The criminal action commenced with Defendant's first appearance on the desk appearance ticket; however, the first day counted for speedy trial purposes is the next day, January 18 2025 (People v Morrison, 231 NYS 3d 922 [Crim Ct, Bronx County 2025]). The prosecution filed and served the COC on April 11, 2025. As discussed supra, the COC was invalid and failed to toll the speedy trial clock. Assuming arguendo, that the prosecution's first supplemental certificate of compliance was valid, the earliest date the speedy trial clock was tolled was May 2, 2025 (January 18, 2025 — May 2, 2025 = 105 days).

At least 105 days are chargeable to the People, and their speedy trial period has elapsed.



CONCLUSION

Upon review and consideration of the submissions, court file and relevant legal authority, Defendant's motion to dismiss pursuant to CPL §§ 245.50[4][c], 30.30[1][b], and 170.30[1][e] is GRANTED.
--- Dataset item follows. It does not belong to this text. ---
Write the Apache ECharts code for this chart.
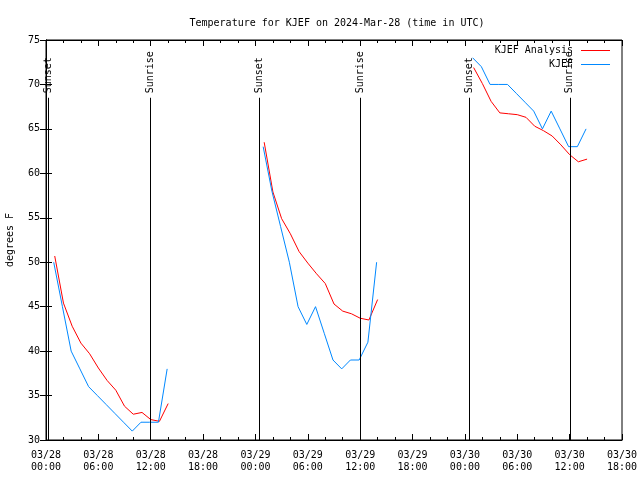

This constitutes the opinion, decision, and the order of the Court.

Dated: August 28, 2025
Bronx, New York
Hon. Deidra R. Moore, J.C.C.

Footnotes


Footnote 1:"When the defendant is not in custody during the pendency of the criminal case, the prosecution shall perform its initial discovery obligations within thirty-five calendar days after the defendant's arraignment on an indictment, superior court information, prosecutor's information, information, simplified information, misdemeanor complaint or felony complaint" (C.P.L. § 245.10[1][a][ii]). However, when discoverable materials "are exceptionally voluminous or, despite diligent, good faith efforts, are otherwise not in the actual possession of the prosecution, the time period [for disclosure] may be stayed by up to an additional thirty calendar days without need for a motion" under C.P.L. § 245.70[2] (C.P.L. § 245.10[1][a]).